** Start PROVIDED RECORDS **

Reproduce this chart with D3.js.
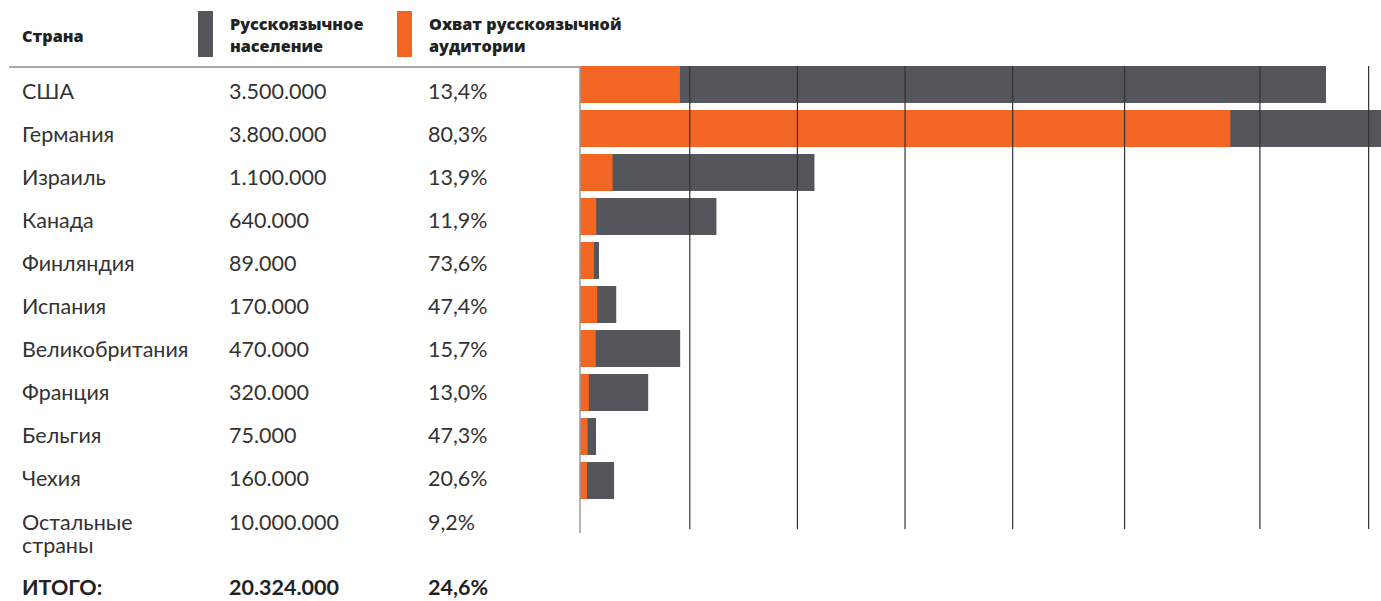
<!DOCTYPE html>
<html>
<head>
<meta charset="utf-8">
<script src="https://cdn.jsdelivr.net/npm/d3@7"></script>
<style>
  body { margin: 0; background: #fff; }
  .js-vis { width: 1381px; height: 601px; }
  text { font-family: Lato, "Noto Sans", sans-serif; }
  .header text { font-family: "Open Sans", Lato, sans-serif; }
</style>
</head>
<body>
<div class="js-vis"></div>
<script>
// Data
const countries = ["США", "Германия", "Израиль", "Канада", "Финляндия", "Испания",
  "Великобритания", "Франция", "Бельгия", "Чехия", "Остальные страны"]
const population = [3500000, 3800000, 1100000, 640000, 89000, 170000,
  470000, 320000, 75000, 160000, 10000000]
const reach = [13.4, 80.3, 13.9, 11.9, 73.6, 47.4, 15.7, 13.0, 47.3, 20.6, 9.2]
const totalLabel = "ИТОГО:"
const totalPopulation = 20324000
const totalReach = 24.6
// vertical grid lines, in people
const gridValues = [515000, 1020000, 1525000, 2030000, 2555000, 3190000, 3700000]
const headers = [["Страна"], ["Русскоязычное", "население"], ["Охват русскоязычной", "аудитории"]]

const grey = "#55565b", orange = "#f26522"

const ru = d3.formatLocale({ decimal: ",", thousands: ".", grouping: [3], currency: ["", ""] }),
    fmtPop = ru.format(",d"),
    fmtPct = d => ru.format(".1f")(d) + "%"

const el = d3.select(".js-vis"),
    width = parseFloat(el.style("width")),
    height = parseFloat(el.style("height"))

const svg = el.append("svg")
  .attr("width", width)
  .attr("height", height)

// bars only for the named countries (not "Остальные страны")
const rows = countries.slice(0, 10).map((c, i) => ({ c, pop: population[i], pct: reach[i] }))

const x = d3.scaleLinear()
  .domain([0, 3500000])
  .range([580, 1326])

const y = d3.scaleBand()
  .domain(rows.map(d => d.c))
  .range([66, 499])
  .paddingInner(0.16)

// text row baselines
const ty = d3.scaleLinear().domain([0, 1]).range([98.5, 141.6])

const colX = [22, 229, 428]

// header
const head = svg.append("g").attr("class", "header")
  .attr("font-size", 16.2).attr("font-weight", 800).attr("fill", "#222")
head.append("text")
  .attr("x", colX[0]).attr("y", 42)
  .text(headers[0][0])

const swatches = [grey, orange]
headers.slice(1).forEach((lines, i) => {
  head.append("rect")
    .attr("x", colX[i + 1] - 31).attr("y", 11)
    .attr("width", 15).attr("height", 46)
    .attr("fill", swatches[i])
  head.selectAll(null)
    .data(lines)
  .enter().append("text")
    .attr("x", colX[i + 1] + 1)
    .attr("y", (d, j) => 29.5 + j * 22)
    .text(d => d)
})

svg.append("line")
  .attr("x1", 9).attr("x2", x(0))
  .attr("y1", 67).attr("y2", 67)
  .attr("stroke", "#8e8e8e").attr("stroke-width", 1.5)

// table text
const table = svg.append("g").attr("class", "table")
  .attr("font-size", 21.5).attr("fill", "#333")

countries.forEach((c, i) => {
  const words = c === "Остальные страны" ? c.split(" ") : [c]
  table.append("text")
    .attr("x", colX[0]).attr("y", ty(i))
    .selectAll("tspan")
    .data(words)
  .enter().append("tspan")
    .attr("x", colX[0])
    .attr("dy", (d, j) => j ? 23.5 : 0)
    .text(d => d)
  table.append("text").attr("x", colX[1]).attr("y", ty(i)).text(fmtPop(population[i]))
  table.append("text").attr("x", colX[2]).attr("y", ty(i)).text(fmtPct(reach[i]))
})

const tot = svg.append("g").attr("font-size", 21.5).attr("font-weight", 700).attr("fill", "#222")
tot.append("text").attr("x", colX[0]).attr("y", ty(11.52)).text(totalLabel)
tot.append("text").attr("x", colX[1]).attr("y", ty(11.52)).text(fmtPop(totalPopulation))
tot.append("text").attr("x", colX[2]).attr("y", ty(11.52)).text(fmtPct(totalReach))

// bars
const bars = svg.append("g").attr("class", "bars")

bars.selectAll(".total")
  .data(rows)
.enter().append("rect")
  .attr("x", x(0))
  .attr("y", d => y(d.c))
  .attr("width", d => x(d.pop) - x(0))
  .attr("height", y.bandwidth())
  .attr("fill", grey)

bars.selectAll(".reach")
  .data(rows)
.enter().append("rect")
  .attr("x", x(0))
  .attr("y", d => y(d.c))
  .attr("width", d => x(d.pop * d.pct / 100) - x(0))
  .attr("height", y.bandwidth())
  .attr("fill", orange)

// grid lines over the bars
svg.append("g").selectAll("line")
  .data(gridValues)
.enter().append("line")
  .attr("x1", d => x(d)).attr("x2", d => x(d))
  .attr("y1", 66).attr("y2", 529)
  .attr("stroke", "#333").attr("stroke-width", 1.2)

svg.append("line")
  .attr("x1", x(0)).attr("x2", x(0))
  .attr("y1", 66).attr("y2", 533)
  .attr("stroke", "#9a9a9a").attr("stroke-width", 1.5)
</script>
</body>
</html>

** End PROVIDED RECORDS **
** Start PROVIDED RECORDS **

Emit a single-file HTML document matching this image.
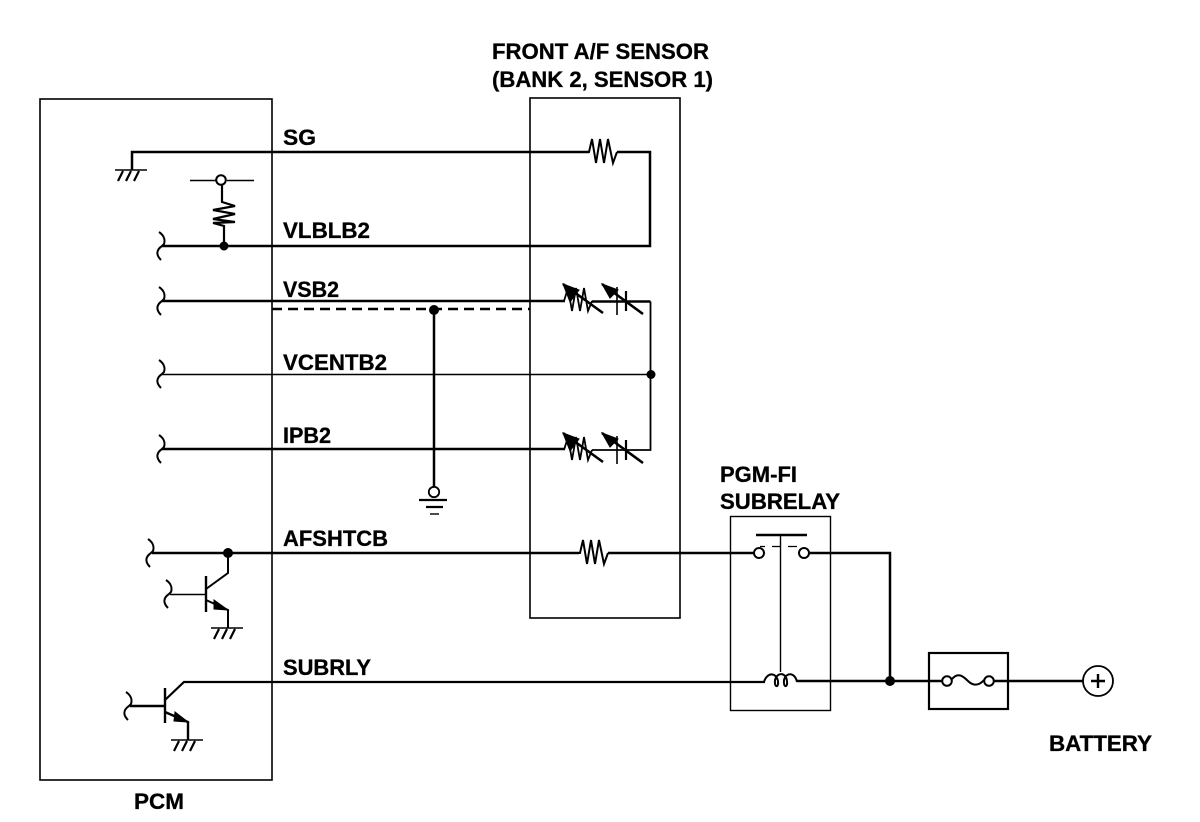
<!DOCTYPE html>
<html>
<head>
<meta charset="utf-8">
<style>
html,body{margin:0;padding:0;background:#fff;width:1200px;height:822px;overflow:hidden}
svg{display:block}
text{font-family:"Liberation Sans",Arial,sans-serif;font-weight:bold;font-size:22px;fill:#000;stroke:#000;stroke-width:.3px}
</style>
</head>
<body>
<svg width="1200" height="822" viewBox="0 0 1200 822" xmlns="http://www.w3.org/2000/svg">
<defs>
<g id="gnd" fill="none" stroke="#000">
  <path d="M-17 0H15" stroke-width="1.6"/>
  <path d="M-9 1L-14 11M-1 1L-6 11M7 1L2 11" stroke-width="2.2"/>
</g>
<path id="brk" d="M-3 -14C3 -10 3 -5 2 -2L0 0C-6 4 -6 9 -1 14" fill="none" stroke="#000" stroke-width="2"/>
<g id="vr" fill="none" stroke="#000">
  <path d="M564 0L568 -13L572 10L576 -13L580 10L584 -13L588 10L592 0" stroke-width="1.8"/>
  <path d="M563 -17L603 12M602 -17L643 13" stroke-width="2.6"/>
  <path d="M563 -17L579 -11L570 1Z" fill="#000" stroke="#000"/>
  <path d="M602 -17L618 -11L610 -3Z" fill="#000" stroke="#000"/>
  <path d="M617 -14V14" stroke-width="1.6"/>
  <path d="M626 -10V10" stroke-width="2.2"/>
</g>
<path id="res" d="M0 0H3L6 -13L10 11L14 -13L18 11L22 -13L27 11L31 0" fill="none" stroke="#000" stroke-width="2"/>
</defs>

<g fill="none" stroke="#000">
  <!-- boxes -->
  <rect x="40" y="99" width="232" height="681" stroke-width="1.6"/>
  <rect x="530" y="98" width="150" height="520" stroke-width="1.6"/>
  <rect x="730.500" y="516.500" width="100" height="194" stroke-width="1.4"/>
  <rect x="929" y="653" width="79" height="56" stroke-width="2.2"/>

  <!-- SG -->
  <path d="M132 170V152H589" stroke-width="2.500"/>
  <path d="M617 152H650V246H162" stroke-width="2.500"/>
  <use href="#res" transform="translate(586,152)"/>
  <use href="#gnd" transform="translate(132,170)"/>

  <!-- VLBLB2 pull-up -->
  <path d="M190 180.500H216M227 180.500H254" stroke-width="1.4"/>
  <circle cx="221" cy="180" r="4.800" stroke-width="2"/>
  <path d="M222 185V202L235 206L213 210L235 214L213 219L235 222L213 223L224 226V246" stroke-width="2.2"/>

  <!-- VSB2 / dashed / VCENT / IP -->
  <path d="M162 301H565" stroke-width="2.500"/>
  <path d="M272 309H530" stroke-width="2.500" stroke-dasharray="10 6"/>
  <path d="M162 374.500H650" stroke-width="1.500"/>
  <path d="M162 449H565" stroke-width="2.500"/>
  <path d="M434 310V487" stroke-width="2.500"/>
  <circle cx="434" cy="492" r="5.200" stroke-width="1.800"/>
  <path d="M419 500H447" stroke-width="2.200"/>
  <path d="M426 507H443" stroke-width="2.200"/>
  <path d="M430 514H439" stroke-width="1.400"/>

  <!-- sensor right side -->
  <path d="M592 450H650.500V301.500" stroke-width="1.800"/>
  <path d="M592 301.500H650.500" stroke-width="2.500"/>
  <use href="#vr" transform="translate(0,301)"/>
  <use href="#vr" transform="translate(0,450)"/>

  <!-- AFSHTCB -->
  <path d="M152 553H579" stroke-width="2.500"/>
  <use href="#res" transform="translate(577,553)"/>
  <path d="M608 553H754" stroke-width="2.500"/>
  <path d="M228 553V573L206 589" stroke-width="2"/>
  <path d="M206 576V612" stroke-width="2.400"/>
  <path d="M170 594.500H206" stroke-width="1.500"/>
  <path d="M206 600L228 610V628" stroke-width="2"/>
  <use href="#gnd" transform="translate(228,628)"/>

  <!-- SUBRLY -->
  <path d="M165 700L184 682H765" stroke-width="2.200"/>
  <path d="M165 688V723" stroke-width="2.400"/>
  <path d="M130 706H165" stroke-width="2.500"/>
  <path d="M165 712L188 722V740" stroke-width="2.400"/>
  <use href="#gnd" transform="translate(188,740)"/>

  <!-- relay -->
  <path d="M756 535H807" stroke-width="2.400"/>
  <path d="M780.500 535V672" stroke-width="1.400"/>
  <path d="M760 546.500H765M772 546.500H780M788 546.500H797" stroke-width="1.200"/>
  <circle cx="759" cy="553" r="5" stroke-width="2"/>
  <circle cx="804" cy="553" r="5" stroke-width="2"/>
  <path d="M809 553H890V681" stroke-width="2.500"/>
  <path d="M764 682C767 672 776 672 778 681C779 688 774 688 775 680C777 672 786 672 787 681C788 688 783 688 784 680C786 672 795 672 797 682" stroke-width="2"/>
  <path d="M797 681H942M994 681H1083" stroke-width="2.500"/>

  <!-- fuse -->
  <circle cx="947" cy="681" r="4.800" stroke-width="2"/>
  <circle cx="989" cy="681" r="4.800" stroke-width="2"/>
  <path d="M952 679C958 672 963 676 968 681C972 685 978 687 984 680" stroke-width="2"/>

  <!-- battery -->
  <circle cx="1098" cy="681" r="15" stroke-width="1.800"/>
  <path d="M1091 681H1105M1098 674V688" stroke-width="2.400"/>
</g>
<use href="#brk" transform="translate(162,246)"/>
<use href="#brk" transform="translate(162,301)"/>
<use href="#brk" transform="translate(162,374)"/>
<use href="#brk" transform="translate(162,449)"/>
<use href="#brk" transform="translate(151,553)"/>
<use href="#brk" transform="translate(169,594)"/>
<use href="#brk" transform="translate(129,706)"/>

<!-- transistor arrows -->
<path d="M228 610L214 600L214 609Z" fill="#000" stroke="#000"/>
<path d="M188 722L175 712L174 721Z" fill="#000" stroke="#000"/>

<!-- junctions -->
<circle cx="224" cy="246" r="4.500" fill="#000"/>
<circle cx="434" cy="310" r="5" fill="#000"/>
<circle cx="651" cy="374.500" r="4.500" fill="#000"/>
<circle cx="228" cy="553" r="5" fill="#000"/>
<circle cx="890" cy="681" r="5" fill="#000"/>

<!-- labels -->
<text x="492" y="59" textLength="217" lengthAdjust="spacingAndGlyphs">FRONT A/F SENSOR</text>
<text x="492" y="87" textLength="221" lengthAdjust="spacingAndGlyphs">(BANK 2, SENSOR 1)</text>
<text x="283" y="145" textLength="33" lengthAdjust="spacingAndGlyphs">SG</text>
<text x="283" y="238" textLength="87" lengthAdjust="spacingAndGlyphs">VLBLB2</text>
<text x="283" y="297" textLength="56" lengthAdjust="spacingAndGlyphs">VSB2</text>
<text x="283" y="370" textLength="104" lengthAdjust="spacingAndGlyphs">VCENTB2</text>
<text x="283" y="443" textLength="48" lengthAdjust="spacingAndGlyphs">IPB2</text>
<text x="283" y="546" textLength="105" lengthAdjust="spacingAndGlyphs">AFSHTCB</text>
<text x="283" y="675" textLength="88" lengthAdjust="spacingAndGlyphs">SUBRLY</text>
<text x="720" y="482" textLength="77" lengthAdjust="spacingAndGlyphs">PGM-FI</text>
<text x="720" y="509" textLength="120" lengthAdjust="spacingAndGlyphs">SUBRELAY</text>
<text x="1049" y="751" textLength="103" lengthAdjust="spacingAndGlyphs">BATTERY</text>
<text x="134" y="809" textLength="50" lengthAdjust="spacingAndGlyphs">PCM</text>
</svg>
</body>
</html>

** End PROVIDED RECORDS **

#### [WHAT THE TASK REQUIRES]
Whichever lines contain the string "this", select and copy them.

#### [RESPONSE TO THE EXERCISE]
Reproduce this chart with D3.js.
Emit a single-file HTML document matching this image.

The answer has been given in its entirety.